Backstreet Boys: Show ’Em What You’re Made Of review – tears and man-hugs

This surprisingly frank documentary focuses on what happens when an emotionally fractured boyband grows up and deals with its past
  
  

Man-band … the Backstreet Boys
Man-band … the Backstreet Boys star in new biopic Photograph: /PR

Pitched between the managed revelations of Katy Perry’s Part of Me and the extended therapy sessions of Metallica’s Some Kind of Monster, Show ’Em What You’re Made Of charts the Backstreet Boys’ 20-year career, from inauspicious start (awful facial hair, backwards caps, billowing trousers), via their sudden success in Europe (we learn that the one German phrase they learned verbatim was “will you give me a blowjob?”) to globe-straddling, chart-slaying behemoths.
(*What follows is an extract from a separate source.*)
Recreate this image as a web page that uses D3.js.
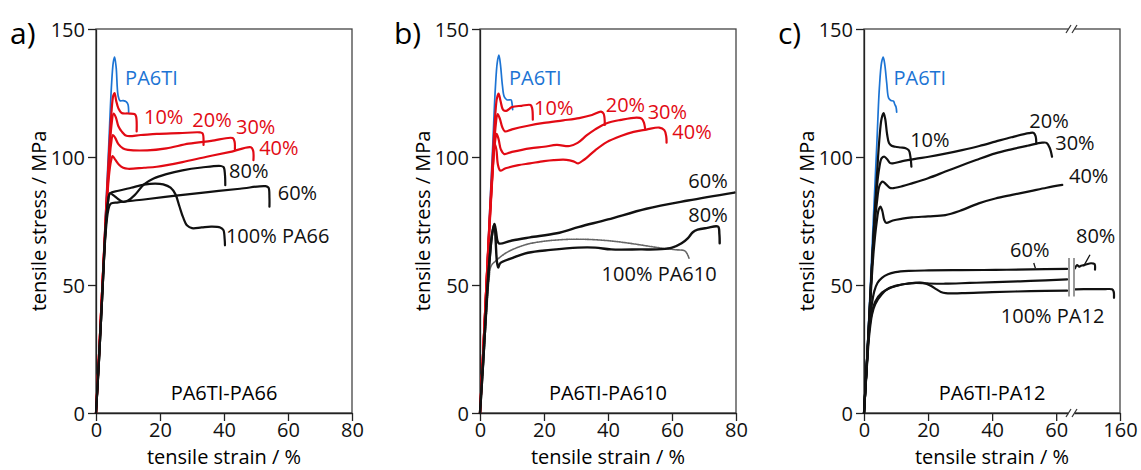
<!DOCTYPE html>
<html>
<head>
<meta charset="utf-8">
<script src="https://cdn.jsdelivr.net/npm/d3@7"></script>
<style>
  body { margin: 0; background: #fff; }
  svg { display: block; font-family: "Open Sans", sans-serif; }
  .curve { fill: none; stroke-linejoin: round; stroke-linecap: round; }
  .frame { fill: none; stroke: #444; stroke-width: 1.3; }
  .axis text { font-family: "Open Sans", sans-serif; font-size: 20px; fill: #111; }
  .axis line, .axis path { stroke: #222; stroke-width: 1.3; }
  .label { font-size: 20px; }
</style>
</head>
<body>
<svg id="chart" width="1141" height="470"></svg>
<script>
// colours
let blue = "#1c74d4";
let red = "#e20a14";
let black = "#111";

// ---- a) PA6TI-PA66 ----
let aPA6TI = [[0,0],[1,24],[2,50],[3,78],[4,105],[4.8,127],[5.4,137],[5.8,139],[6.3,135],[6.9,124],[7.5,122],[8.5,122],[9.5,121.5],[10,120.5],[10.2,117.5]];
let a10 = [[0,0],[1,24],[2,50],[3,76],[4,100],[4.8,117],[5.4,124],[5.8,125],[6.3,122],[7,119],[8,117.2],[10,117],[12,116.8],[12.5,116],[12.7,110]];
let a20 = [[0,0],[1,24],[2,50],[3,75],[4,97],[4.8,112],[5.5,117],[6.2,115.5],[7,112],[8,110],[9.5,108.3],[14,108.6],[19,109],[26,109.3],[32.5,109.6],[33.3,109.2],[33.6,104.7]];
let a30 = [[0,0],[1,24],[2,50],[3,74],[4,95],[4.7,105],[5.3,108.6],[6,107.5],[7,105],[8.5,103.3],[10,102.8],[16,102.6],[22,103.4],[29,105.2],[36,106.3],[42.7,107.4],[43.3,106],[43.4,103]];
let a40 = [[0,0],[1,24],[2,50],[3,73],[4,92],[4.7,98.5],[5.2,100.4],[6,99],[7.2,97],[8.5,95.8],[10,95.4],[15,95.8],[19,96.2],[27,98],[34.6,100.1],[42,102],[48.4,103.8],[49.1,102.5],[49.2,98.8]];
let a60 = [[0,0],[1,22],[2,47],[3,70],[3.8,79],[4.6,81.8],[7,82.3],[15,83.4],[25,84.9],[35,86.3],[45,87.6],[53,88.6],[53.9,88],[54.2,84],[54.2,80.6]];
let a80 = [[0,0],[1,22],[2,47],[3,72],[3.7,82],[4.4,85.8],[5.5,85],[7,83.5],[8.5,82.5],[10,83],[12,85],[15,89.3],[18,91.6],[22,93.3],[27,94.8],[33,95.9],[39,96.5],[39.9,96],[40.3,93],[40.4,89]];
let a100 = [[0,0],[1,22],[2,47],[3,72],[3.7,82],[4.4,85.8],[7,86.8],[11,88],[15,89.2],[18.5,89.6],[21,89.3],[23.3,88],[24.8,85.5],[26,81],[27.2,76.5],[28.5,73.2],[30,72.2],[33,72.5],[36,72.8],[38.8,72.5],[39.8,71.5],[40.2,68],[40.3,65.5]];

// ---- b) PA6TI-PA610 ----
let bPA6TI = [[0,0],[1,24],[2,50],[3,78],[4,105],[4.8,127],[5.4,137],[5.9,139.8],[6.4,136],[7,128],[7.6,123.5],[8.5,122.3],[9.7,122.3],[10,121],[10.2,118.5]];
let b10 = [[0,0],[1,24],[2,50],[3,76],[4,100],[4.8,117],[5.3,123],[5.8,124.8],[6.4,122],[7.2,118.5],[8.2,118],[10,119.5],[13,120],[15.8,120.3],[16.3,119],[16.5,114.6]];
let b20 = [[0,0],[1,24],[2,50],[3,75],[4,96],[4.8,111],[5.5,116.8],[6.2,115],[7,111.5],[7.8,110],[10,110.8],[15,112.2],[20,113.3],[26,114.3],[31,115.2],[35,116.4],[37.8,117.7],[38.6,117],[39,112.5]];
let b30 = [[0,0],[1,24],[2,50],[3,74],[4,96],[4.6,105],[5.2,109],[5.8,107],[6.5,103],[7.5,101.2],[10,102],[15.6,103.4],[20,104],[24,104.7],[28,104.3],[30.5,105.5],[33.3,108.4],[36,110.8],[39.6,113.2],[44,114.5],[49,115.4],[50.5,115],[51.2,113.5],[51.6,111.2]];
let b40 = [[0,0],[1,24],[2,50],[3,73],[4,95],[4.6,105],[5.1,103],[5.6,97],[6.3,94.7],[8,95.6],[12,96.8],[15.6,97.5],[20,98.4],[23,98.8],[27,98.9],[29.2,98.3],[30.7,97.5],[32,98.5],[33.3,99.7],[36,102.6],[39.6,105.8],[44,108.2],[48,109.8],[52,110.7],[56,111.5],[57.6,110.5],[58.2,108],[58.3,105.6]];
let b60 = [[0,0],[1,20],[2,42],[3,60],[3.8,70],[4.5,73.8],[5,71],[5.5,67],[6,66.2],[10,67.4],[15.6,68.6],[24,70.2],[31,72.7],[40,75.6],[52,79.8],[65,83],[79.5,86.1]];
let b80 = [[0,0],[1,20],[2,42],[3,60],[3.8,70],[4.5,73.8],[4.9,67],[5.3,59],[5.7,56.8],[6.3,58.5],[10,60.5],[15,62.6],[22,63.7],[30.6,64.6],[36,64.6],[41,63.9],[50,63.9],[56.7,64],[60,64.6],[63,66.3],[65,68.3],[66.5,70.6],[68,71.6],[71,72.3],[74.4,72.8],[74.8,70],[74.9,66.3]];
let b100 = [[0,0],[1,18],[2,38],[2.8,52],[3.5,57.5],[5,59.5],[7.7,62.2],[11,64.3],[15,66],[20,67.1],[25.4,67.7],[30,67.9],[35.8,67.7],[41,67.2],[46.2,66.4],[51,65.5],[56.7,64.4],[61,63.8],[64,63.3],[65,61.5],[65.3,60.5]];

// ---- c) PA6TI-PA12 (x axis broken between 64 and 114) ----
let cPA6TI = [[0,0],[1,24],[2,50],[3,78],[4,105],[4.8,127],[5.5,137],[6,139],[6.5,136],[7.1,128.8],[7.7,123],[8.4,122.1],[9.2,121.8],[9.6,120.6],[10,119.5],[10.2,117.5]];
let c10 = [[0,0],[1,22],[2,46],[3,70],[4,92],[4.8,107],[5.5,115],[6.1,117.1],[6.6,115],[7.2,109],[7.8,105.5],[8.6,104.4],[9.8,104],[11.5,103.7],[13,103.4],[14,102.6],[14.5,100],[14.8,96.2]];
let c20 = [[0,0],[1,22],[2,46],[3,70],[4,88],[4.8,96],[5.5,99.5],[6.4,100.1],[7.3,99],[8.2,97.6],[9,97.5],[12,98.4],[16,99.3],[20.2,100.1],[25,101.2],[30.6,102.7],[36,104.3],[41,106],[46,107.7],[51.5,109.3],[53,109.4],[53.6,108],[53.8,105.3]];
let c30 = [[0,0],[1,22],[2,46],[3,68],[4,82],[4.9,89],[5.8,90.4],[6.8,89.4],[8,88],[8.8,87.8],[12,88.6],[15,89.7],[20,91.7],[25.4,94.3],[30,96.5],[35,98.8],[41,101.4],[46,103],[51,104.4],[55.6,105.6],[57,105.5],[58,103.5],[58.7,100.1]];
let c40 = [[0,0],[1,21],[2,44],[3,63],[4,75],[4.6,79.5],[5.1,80.6],[5.7,79],[6.3,75.5],[6.9,74.3],[9,75.2],[12,75.9],[15,76.4],[20,76.8],[25.4,77.3],[30,79],[35.8,81.9],[41,83.8],[46.2,85.2],[52,86.7],[57,88],[61.9,89.1]];
let c60 = [[0,0],[0.8,18],[1.6,33],[2.4,42],[3.2,47.5],[4.2,50.8],[5.6,52.8],[7.5,54.2],[9.8,55],[14,55.5],[20.2,55.7],[30,55.8],[41,55.9],[52,56.1],[63.4,56.3]];
let c80 = [[0,0],[0.8,17],[1.6,32],[2.5,39.5],[3.5,43.5],[5.6,47],[8.5,49],[11.9,50.2],[16,50.8],[20,50.6],[25.4,50.5],[33,50.8],[41,51.1],[52,51.6],[63.4,52.2]];
let c80tail = [[115,56.5],[117,57.8],[119,57.2],[121,57.5],[126,58],[131,58.5],[134.5,58.2],[135,56]];
let c100 = [[0,0],[0.8,16],[1.6,30],[2.5,38.5],[3.5,42.5],[5.5,46.3],[7.7,48.7],[11,50],[15,50.7],[17.5,50.9],[19.2,50.6],[21,49.6],[22.5,48.4],[24,47.3],[25.5,46.8],[30.6,46.8],[40,47.2],[52,47.6],[63.4,47.8]];
let c100tail = [[115,48.3],[130,48.4],[145,48.4],[152,48.3],[153.6,47.5],[154,45]];

// axes
let yTicks = [0, 50, 100, 150];
let xTicksAB = [0, 20, 40, 60, 80];
let xTicksC = [0, 20, 40, 60, 160];

// curve labels [text, strain, stress]
let labelsA = [["PA6TI",9.1,128.1,blue],["10%",15,112.9,red],["20%",30.1,111.6,red],["30%",43.75,109,red],["40%",51,100.8,red],["80%",41.6,91.7,black],["60%",56.8,83.2,black],["100% PA66",40.6,66.3,black]];
let labelsB = [["PA6TI",9.06,128.1,blue],["10%",16.9,116.4,red],["20%",39.3,117.7,red],["30%",52.4,114.8,red],["40%",60.1,106.9,red],["60%",65.1,87.7,black],["80%",65.1,74.5,black],["100% PA610",38,51.6,black]];
let labelsC = [["PA6TI",9.2,128.1,blue],["10%",14.4,104,black],["20%",51.6,111.4,black],["30%",59.7,102.7,black],["40%",64,89.7,black],["60%",45.6,60.8,black],["80%",116,66.3,black],["100% PA12",42.7,35.3,black]];
let pointersC = [[[53,58.6],[53.5,56.6]], [[130,61.8],[123.5,57.3]]];
let breakBarsC = [64, 114];

// layout
let plotTop = 29;
let plotW = 256;
let plotH = 384;

let svg = d3.select("#chart");

let y = d3.scaleLinear().domain([0, 150]).range([plotH, 0]);

let panels = [
  {
    tag: "a)", title: "PA6TI-PA66", left: 96,
    x: d3.scaleLinear().domain([0, 80]).range([0, plotW]),
    ticks: xTicksAB,
    series: [
      [aPA6TI, blue, 1.7], [a10, red, 2.2], [a20, red, 2.2], [a30, red, 2.2], [a40, red, 2.2],
      [a60, black, 2.2], [a80, black, 2.2], [a100, black, 2.2]
    ],
    labels: labelsA
  },
  {
    tag: "b)", title: "PA6TI-PA610", left: 480,
    x: d3.scaleLinear().domain([0, 80]).range([0, plotW]),
    ticks: xTicksAB,
    series: [
      [bPA6TI, blue, 1.7], [b10, red, 2.2], [b20, red, 2.2], [b30, red, 2.2], [b40, red, 2.2],
      [b100, "#666", 1.6, "1.3,1"], [b60, black, 2.4], [b80, black, 2.4]
    ],
    labels: labelsB
  },
  {
    tag: "c)", title: "PA6TI-PA12", left: 864,
    x: d3.scaleLinear().domain([0, 64, 114, 160]).range([0, 205, 210, plotW]),
    ticks: xTicksC,
    series: [
      [cPA6TI, blue, 1.7], [c10, black, 2.2], [c20, black, 2.2], [c30, black, 2.2], [c40, black, 2.2],
      [c60, black, 2.2], [c80, black, 2.2], [c80tail, black, 2.2], [c100, black, 2.2], [c100tail, black, 2.2]
    ],
    labels: labelsC,
    broken: true
  }
];

panels.forEach(p => drawPanel(p));

function drawPanel(p) {
  let x = p.x;

  let root = svg.append("g")
      .attr("transform", `translate(${p.left},${plotTop})`);

  // panel tag
  svg.append("text")
      .attr("x", p.left - 86)
      .attr("y", 44)
      .style("font-size", "30px")
      .text(p.tag);

  // frame
  root.append("rect")
      .attr("class", "frame")
      .attr("width", plotW)
      .attr("height", plotH);

  // axes
  root.append("g")
      .attr("class", "axis")
      .call(d3.axisLeft(y).tickValues(yTicks).tickSize(8).tickSizeOuter(0).tickPadding(3))
      .call(g => g.selectAll("text").attr("dy", "0.36em"));

  root.append("g")
      .attr("class", "axis")
      .attr("transform", `translate(0,${plotH})`)
      .call(d3.axisBottom(x).tickValues(p.ticks).tickSize(8).tickSizeOuter(0).tickPadding(2))
      .call(g => g.selectAll("text").attr("dy", "0.72em"));

  root.selectAll(".axis").attr("font-size", null).attr("font-family", null);

  // axis titles
  root.append("text")
      .attr("transform", `translate(-50,${plotH / 2}) rotate(-90)`)
      .attr("text-anchor", "middle")
      .style("font-size", "20px")
      .text("tensile stress / MPa");

  root.append("text")
      .attr("x", plotW / 2)
      .attr("y", plotH + 51)
      .attr("text-anchor", "middle")
      .style("font-size", "20px")
      .text("tensile strain / %");

  // panel title
  root.append("text")
      .attr("x", plotW / 2)
      .attr("y", 371)
      .attr("text-anchor", "middle")
      .style("font-size", "20px")
      .text(p.title);

  // curves
  let line = d3.line()
      .x(d => x(d[0]))
      .y(d => y(d[1]))
      .curve(d3.curveCatmullRom.alpha(0.5));

  root.append("g")
    .selectAll("path")
    .data(p.series)
    .join("path")
      .attr("class", "curve")
      .attr("d", d => line(d[0]))
      .attr("stroke", d => d[1])
      .attr("stroke-width", d => d[2])
      .attr("stroke-dasharray", d => d[3] || null);

  // curve labels
  root.append("g")
    .selectAll("text")
    .data(p.labels)
    .join("text")
      .attr("class", "label")
      .attr("x", d => x(d[1]))
      .attr("y", d => y(d[2]))
      .attr("fill", d => d[3])
      .text(d => d[0]);

  if (p.broken) {
    // pointer ticks for 60% / 80%
    root.append("g")
      .selectAll("path")
      .data(pointersC)
      .join("path")
        .attr("d", d => d3.line().x(e => x(e[0])).y(e => y(e[1]))(d))
        .attr("stroke", black)
        .attr("stroke-width", 1.3);

    // gray break bars on the curves
    root.append("g")
      .selectAll("line")
      .data(breakBarsC)
      .join("line")
        .attr("x1", d => x(d))
        .attr("x2", d => x(d))
        .attr("y1", y(45.5))
        .attr("y2", y(60.5))
        .attr("stroke", "#999")
        .attr("stroke-width", 2);

    // axis break marks on top and bottom of frame
    let bx = (x(breakBarsC[0]) + x(breakBarsC[1])) / 2;
    [0, plotH].forEach(by => {
      root.append("rect")
          .attr("x", bx - 3)
          .attr("y", by - 3)
          .attr("width", 6)
          .attr("height", 6)
          .attr("fill", "#fff");
      [-3, 3].forEach(off => {
        root.append("line")
            .attr("x1", bx + off - 2.5)
            .attr("y1", by + 4)
            .attr("x2", bx + off + 2.5)
            .attr("y2", by - 4)
            .attr("stroke", "#333")
            .attr("stroke-width", 1.2);
      });
    });
  }
}
</script>
</body>
</html>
But pop bands aren’t supposed to last, and this surprisingly frank documentary focuses on what happens when an emotionally fractured boy band grows up and deals with its past (answer: lots of crying and man-hugging). Featuring home movies and news clips of their early days juxtaposed with the jowlier, slightly haunted present incarnation, its tale of broken friendships, rickety knees, backstabbing managers and independently funded, acoustic-lead latterday albums should act as a warning to any up-and-coming boyband.